Fed Remains Noncommittal About New Stimulus, Despite Sluggish Economy

Fed Remains Noncommittal About New Stimulus, Despite Sluggish Economy

With the debt-ceiling fight resolved, and discouraging economic reports piling up, the Federal Reserve is under close scrutiny for signs that it might undertake a new stimulus effort known as QE3.

Falling consumer confidence, desultory consumer spending, and disappointing employment and GDP reports have stimulus advocates wondering whether the Fed will use a third round of quantitative easing, or QE3, in an attempt to catalyze growth and keep deflation at bay.

But reports indicate that the Fed is unlikely to do so, at least any time soon. Chairman Ben Bernanke has downplayed the possibility of QE3 and said that the Fed is “not ready to take any new action” unless it becomes apparent that the economy will not recover otherwise.

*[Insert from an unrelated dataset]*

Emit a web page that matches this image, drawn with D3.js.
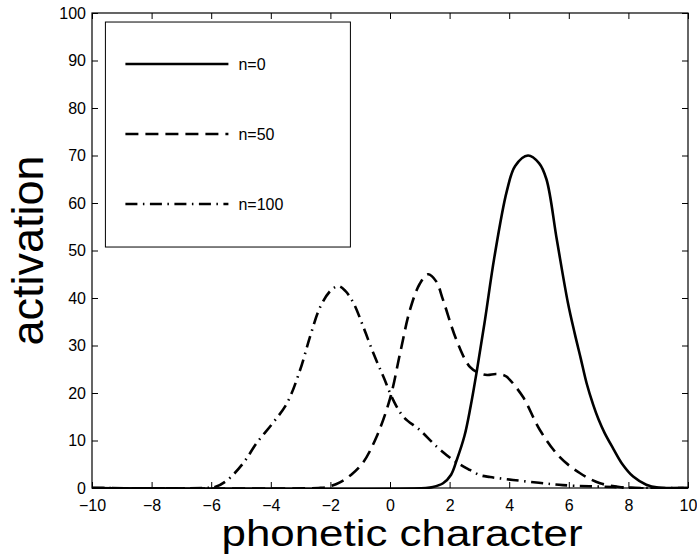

The Federal Reserve ended its second round of quantitative easing, a bond-buying program known as QE2, in June.

Quantitative easing is meant to put more money in circulation, something the Fed accomplished by buying up $600 in Treasury bonds between November 2010 and June 2011. This had the effect of nudging inflation rates higher -- which the Fed intended to do -- and making Treasuries scarcer and thus more expensive, which in turn stimulated stock investment.

Yet critics of quantitative easing say that it leaves the economy vulnerable to high levels of inflation. Evidence suggests a correlation between quantitative easing, which floods commodities markets with cash, and high food and gas prices, which can have a net effect of restraining consumer spending.

A Commerce Department report released Tuesday suggests that inflation is being held in check, at least for the moment. Consumer prices fell in June for the first time in a year, which, though only a single data point, is actually an indicator of deflation, as The New York Times points out.

Bernanke has repeatedly predicted that the economy will grow faster in the second half of 2011 than it did in the first. Yet he has also acknowledged that some of the factors keeping the pace of growth slow “may be stronger and more persistent than we thought.”

Analysts have cited the Commerce Department’s most recent GDP report, which showed lackluster growth in the second quarter and sharply revised downward the gains posted in the first quarter, as evidence that the recovery is likely to remain sluggish for the foreseeable future.